Precision errors in the SDF monitoring

Bugzilla ticket #951

From Jonathan Hanks 2015-11-23 13:47:52 PST

This entry is the recording of a cds-software email.

While testing the slow controls monitoring via SDF Dave noticed a few differences that suprised him. He found two channels with differences on the order of 1.0e-17. He could accept the values and go on. We thought it might have been an precision issue on burtrb (which he used to generate a initial OBSERVE.snap file). So we accepted, saved the .snap file and restarted the SDF. The difference came back again.

The root cause of this appears to be the following:

.snap files are written with 15 digits of precision
the SDF (front end or the new channel access build) work with the full precision of a 64bit double.

Whenever the .snap (or a burt file) is written all floating point values are written out with 15 digits of precision.

On the front end we don’t see this because on start up the SDF system reads the safe.snap file and writes the values into the IOC/model. This works as you only restart the SDF system (the EPICS IOC) when you restart the model. This essentially truncates the value to 15 digits of precision.

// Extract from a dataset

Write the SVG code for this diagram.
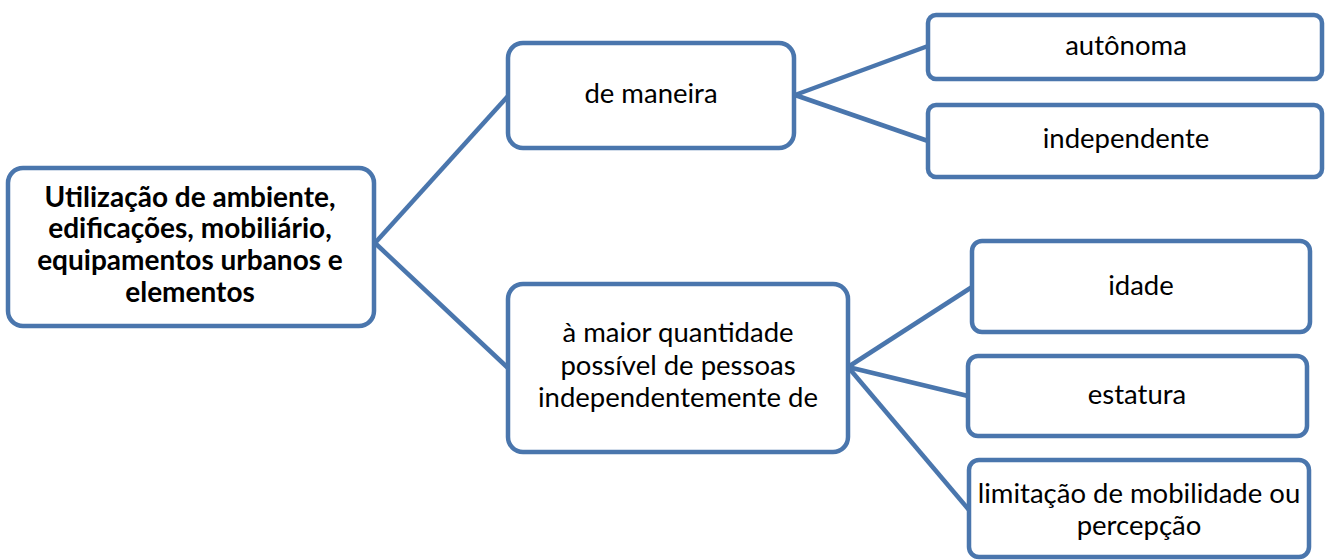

On the new channel access build of SDF we read in the safe.snap file but DO NOT write the values into EPICS (ie the beckhoff system). So each time we start the SDF system we limit our reference value to 15 digits of precision, but the beckhoff system may have something with more precision in memory, showing a difference.

There are a few solutions:

Do nothing. Accept the values whenever we restart the SDF system.
Add more digits to the .snap file. At this point we may loose BURT compatibility and will introduce a one time occurance of a large number of differences into the SVN as new safe and OBSERVE files are saved.
Allow an epsilon value in the difference comparision. A channel is thus defined as not having a difference when the difference is <= 1.0e-16 or so.

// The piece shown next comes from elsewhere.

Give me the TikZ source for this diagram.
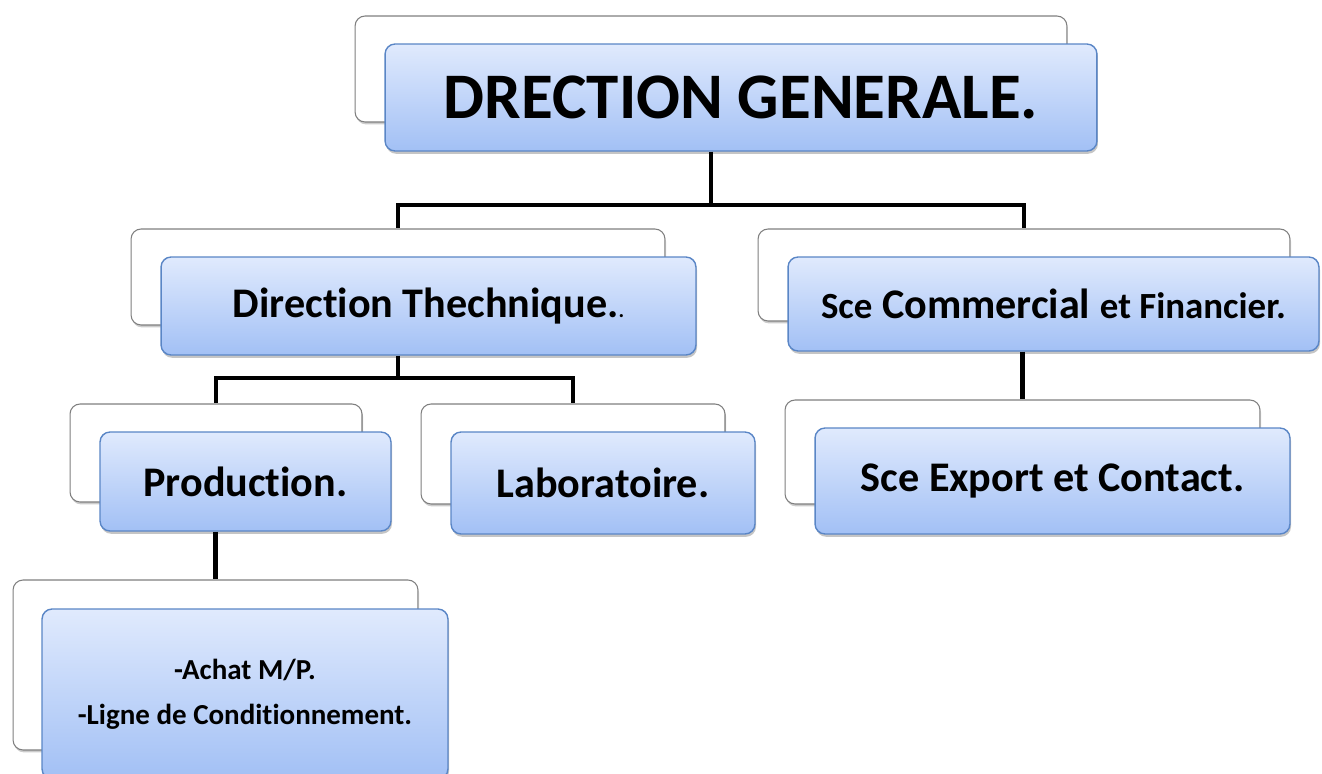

For right now we are doing #1 (moved) (do nothing, we are seeing this on two channels that we are monitoring).

Patrick Thomas notes:

If you decide to change the precision in the snapshot file, in Conlog testing I am essentially doing:

#include printf("%.*e", FLT_DECIMAL_DIG - 1, float_value) printf("%.*e", DBL_DECIMAL_DIG - 1, double_value)

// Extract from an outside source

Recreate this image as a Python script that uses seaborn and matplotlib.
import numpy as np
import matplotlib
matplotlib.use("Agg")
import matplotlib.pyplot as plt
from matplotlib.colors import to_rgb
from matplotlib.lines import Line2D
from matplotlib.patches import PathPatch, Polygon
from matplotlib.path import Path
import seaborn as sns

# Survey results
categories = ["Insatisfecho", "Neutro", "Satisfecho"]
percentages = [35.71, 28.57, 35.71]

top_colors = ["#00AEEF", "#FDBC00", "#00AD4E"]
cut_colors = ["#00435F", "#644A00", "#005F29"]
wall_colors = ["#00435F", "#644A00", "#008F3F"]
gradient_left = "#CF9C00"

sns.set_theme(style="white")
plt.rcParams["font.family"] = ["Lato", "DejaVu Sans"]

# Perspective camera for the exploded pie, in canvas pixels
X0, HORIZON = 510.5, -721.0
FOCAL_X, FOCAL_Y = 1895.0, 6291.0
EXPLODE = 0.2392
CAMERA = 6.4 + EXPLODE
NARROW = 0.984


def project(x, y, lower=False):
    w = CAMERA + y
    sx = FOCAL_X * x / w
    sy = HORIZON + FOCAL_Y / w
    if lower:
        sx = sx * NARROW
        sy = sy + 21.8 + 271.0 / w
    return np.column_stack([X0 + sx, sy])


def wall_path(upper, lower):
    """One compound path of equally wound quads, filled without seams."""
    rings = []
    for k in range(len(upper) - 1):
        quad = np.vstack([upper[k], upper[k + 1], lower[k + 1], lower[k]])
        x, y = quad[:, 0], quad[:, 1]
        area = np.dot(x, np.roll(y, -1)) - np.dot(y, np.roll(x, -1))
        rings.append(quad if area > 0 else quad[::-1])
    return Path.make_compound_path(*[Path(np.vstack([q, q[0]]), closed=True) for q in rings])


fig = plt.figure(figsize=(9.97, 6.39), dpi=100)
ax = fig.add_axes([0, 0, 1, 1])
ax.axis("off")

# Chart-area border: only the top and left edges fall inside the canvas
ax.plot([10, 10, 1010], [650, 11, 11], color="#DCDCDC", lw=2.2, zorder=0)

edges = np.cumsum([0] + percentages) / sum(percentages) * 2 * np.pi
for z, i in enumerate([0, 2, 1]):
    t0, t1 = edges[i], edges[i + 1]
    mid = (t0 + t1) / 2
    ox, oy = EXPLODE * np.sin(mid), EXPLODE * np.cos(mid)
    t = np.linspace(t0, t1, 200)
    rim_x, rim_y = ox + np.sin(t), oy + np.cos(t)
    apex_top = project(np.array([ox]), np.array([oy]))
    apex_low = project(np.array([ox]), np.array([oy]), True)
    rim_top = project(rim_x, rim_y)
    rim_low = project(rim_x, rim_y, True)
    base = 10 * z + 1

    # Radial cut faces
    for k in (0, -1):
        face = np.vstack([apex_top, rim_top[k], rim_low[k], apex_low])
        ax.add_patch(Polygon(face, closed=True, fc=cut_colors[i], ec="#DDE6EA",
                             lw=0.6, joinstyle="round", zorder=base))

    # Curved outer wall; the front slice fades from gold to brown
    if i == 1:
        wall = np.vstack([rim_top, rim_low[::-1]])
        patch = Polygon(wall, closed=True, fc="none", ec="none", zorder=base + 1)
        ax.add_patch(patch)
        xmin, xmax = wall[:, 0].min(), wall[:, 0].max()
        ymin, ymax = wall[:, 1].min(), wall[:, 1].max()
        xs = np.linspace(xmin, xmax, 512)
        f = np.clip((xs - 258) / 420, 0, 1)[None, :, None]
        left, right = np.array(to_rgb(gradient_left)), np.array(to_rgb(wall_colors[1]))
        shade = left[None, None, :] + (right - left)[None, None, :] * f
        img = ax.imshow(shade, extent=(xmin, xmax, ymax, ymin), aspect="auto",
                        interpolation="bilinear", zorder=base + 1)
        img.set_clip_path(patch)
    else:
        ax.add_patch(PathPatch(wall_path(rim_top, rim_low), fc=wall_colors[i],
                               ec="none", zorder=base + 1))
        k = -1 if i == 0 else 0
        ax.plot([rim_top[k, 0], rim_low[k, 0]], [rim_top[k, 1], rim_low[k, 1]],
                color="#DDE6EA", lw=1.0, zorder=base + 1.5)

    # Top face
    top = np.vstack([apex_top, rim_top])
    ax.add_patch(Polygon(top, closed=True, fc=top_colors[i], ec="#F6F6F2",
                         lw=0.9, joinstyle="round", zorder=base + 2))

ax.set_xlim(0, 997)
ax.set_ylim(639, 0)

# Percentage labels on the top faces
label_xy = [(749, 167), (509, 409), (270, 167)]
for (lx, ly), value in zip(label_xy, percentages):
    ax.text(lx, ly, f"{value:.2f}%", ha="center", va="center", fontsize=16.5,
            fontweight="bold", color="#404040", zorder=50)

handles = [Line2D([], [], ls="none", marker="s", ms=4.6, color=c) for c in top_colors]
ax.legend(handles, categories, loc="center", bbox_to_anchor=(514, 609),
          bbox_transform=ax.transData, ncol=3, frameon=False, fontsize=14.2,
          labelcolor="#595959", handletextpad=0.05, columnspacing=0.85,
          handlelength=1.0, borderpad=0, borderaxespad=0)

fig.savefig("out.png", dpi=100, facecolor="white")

to convert floats and doubles to strings without losing precision.

http://stackoverflow.com/questions/32640620/ieee-floating-point-number-to-exact-base10-character-string

From Jonathan: 2016-01-13 14:41:21 PST

This should be fixed in trunk at r4097.

For regular front end builds there is no change. For CA_SDF builds we have increased the precision to 20 decimal places.

From Keith: 2017-02-14 14:30:16 PST

Hmm - still we build all our own EPICS stuff now, why don't we patch the 'burt' source so it uses FLT_DECIMAL_DIG, etc. instead of hardcoding as in

from burtcommon.h

/* the following 2 must agree ... (-x.)+6+(+exx)=13 */ #define FLOATFORMATSTRING "%.6e" #define FLOATSTRINGLENGTH 13

/* the following 2 must agree ... (-x.)+15+(+exx)=22 */ #define DOUBLEFORMATSTRING "%.15e" #define DOUBLESTRINGLENGTH 22

** Yes, this is why burt code only does 15 characters for double. No reason it can't be more....

From Keith: 2017-02-14 14:35:33 PST

These appear to be (from float.h loaded by cfloat.h) FLT_DECIMAL_DIG DBL_DECIMAL_DIG defined as 9 for IEEE float and 17 for IEEE double.

I have EPICS 3.15.4 about ready to go. We could add this patch in and then be OK for any newly built front-end models (I think)

From Keith: 2017-04-20 06:19:36 PDT

The issue is not solved

See https://services.ligo-la.caltech.edu/FRS/show_bug.cgi?id=7379 for examples

Still seen in PSL FSS,etc.

-- As I detailed, we likely need to increase number of digits in both the BURT and SDF snap files following the IEEE guidance in float.h.

Steps

Since BURT is EOL, apply a CDS patch so that it makes the output match IEEE guidance (17 places for double-precision)
Change the SNAP files to use 17 (instead of 15 digits)

From Stuart Aston 2018-04-25 12:30:48 PDT

SDF precision error is still present at LLO, such as on the l1iopasc0 model (r4743), see LLO aLOG entry 38776:

https://alog.ligo-la.caltech.edu/aLOG/index.php?callRep=38776

From Jonathan 2018-04-25 12:42:27 PDT

Stuart, Keith,

The fix we put in handles differences at startup. I'm not sure that extending the precision would help us in this case.

For the FE/models we have 15 digits of precision, this is less than can be fully expressed in the data type. However the models do a hard reset of the values to the snap file, so the difference in precision is nullified at startup.

The reason we needed a change in the storage format was the CA SDF system does not set the values on startup (as the lifetime of the SDF system in this case is separate from the lifetime of the systems being controlled).

What we are seeing here is likely a series of small modifications to the channel after startup that are not setting the channel back to its safe value. In this case precision isn't the issue. To solve this we should come to an agreement of some small delta that is allowed between the safe.snap value and the current value before it is declared to differ.

From Keith: 2018-04-25 15:04:46 PDT

A problem is that in some cases (calibration), this number can be inherently less than 1e-16. So it is not the specific difference that is important but instead the fractional difference in the value. Yes we likely need to rethink this.

Edited Feb 13, 2020 by Erik von Reis